Я из огненной деревни (Брыль, Адамович) - страница 215

Вспоминая тех, разве можно быть совсем счастливым?.. «Но можно, можно: старое горе великою тайной жизни человеческой переходит постепенно в тихую умилённую радость…»

И в этом – правда человеческая.

И её вычитываешь из глаз, читаешь на лицах людей. Но и другое так же – то, что глубже. Что высказал, даже выкричал, как нестерпимую боль – не тихим голосом Зосимы, а криком Ивана Карамазова – певец белорусского деревенского люда, наш романист Кузьма Чорны. Потому что здесь уже век XX, его масштабы. Здесь судьба целого народа. И боль, муки людей совсем реальных, таких близких памяти, сердцу.

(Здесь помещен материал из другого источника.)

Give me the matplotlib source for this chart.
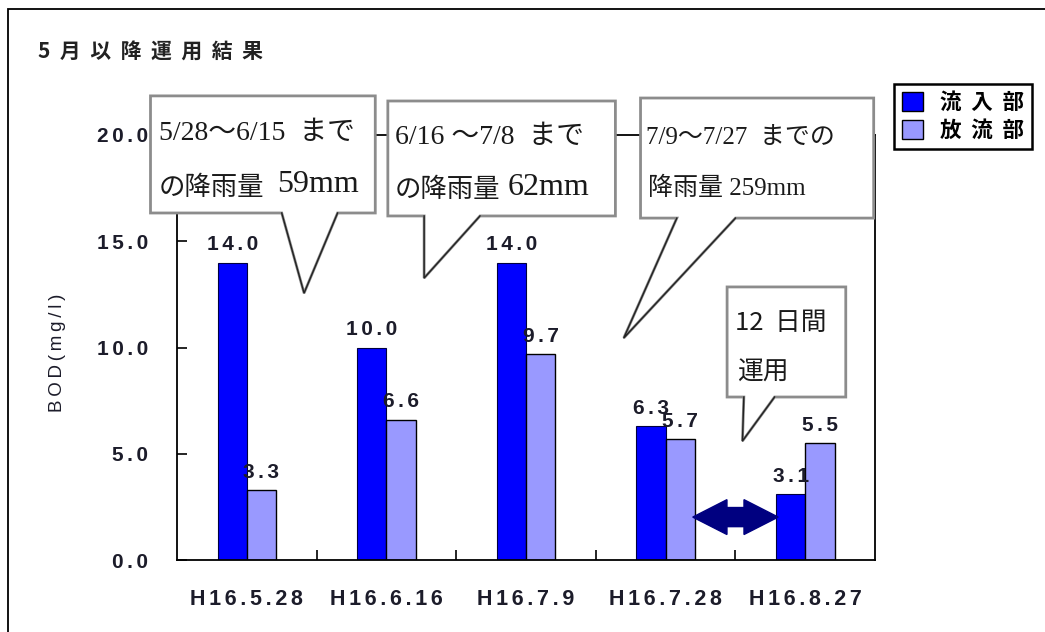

«Ксёндз с амвона рассказывал, как бог испытывал веру Иова. Он наслал всякие несчастья… Он знал, что это Бог его так карает, однако не перестал молиться Богу и славил Бога, и не возроптал на Бога. Бог за это вернул ему всё… и дети у него другие родились, как раз столько, сколько было тех, что умерли. И это же тысячи лет говорится людям, и неужели никто не подумал ни разу, что нельзя так говорить человеку, потому что это великая неправда… Если бы я завёл другую семью и если бы снова вернулась ко мне моя жизнь – и чтоб дом новый, и чтоб хлеб свой, и чтоб снова сын маленький выбегал мне навстречу, так в доме я могу, в другом, жить, на коне я могу и другом ездить. А дитя моё – оно ж жило, смотрело на свет, знало, что я его отец! Дитя будет другое, но не то, которое испытало муку, и мука эта осталась на веки вечные, потому что она была и никто уже не сделает так, что её не было».

Слышишь это в самых тихих голосах людей! Ко всему миру обращённое…


Прасковья Адамовна Орловская из деревни Городище Логойского района Минской области.


«…Соня первая была, Миша, Ванька и Лёник был. Лёнику было девять месяцев, младшему, а Соне, видать, уже годков было тринадцать. Старшей. И Мише было девять лет.

Подойду я детей будить, а он: «Не трогай». Не знаем, что делать. И там горит, и там горит – всюду горит… А уже бегут и к нам в белых халатах, а ночь – видная. Ай, что ж мы будем делать? А у нас в хате да был старый пол, и эти половицы прогибаются. Дак мы с ним говорим, а только они в хату, дак он скоренько да в ту яму. А я стою. Уже не будут же они меня трогать. Один в пороге с винтовкой стоит, а другой подошёл так вот и говорит:

– Огонь зажигай!

Правда, они сами, кажется, зажгли эту коптилочку маленькую… А это моё маленькое, девять месяцев, что в колыбели, проснулся и стал плакать. Я подошла, взяла его на руки. Взяла это дитя. А я – как стояла, в этом пинжачке… Да зимой. Хорошо, что взяла платок, такой вот был пеньковый, большой. Дак я его прижала к себе. Эта Соня, старшая, проснулась. Я и мигнула: «Соня, иди ты со мной». А те разоспались, никак не разбужу их. И подойти к ним боюсь.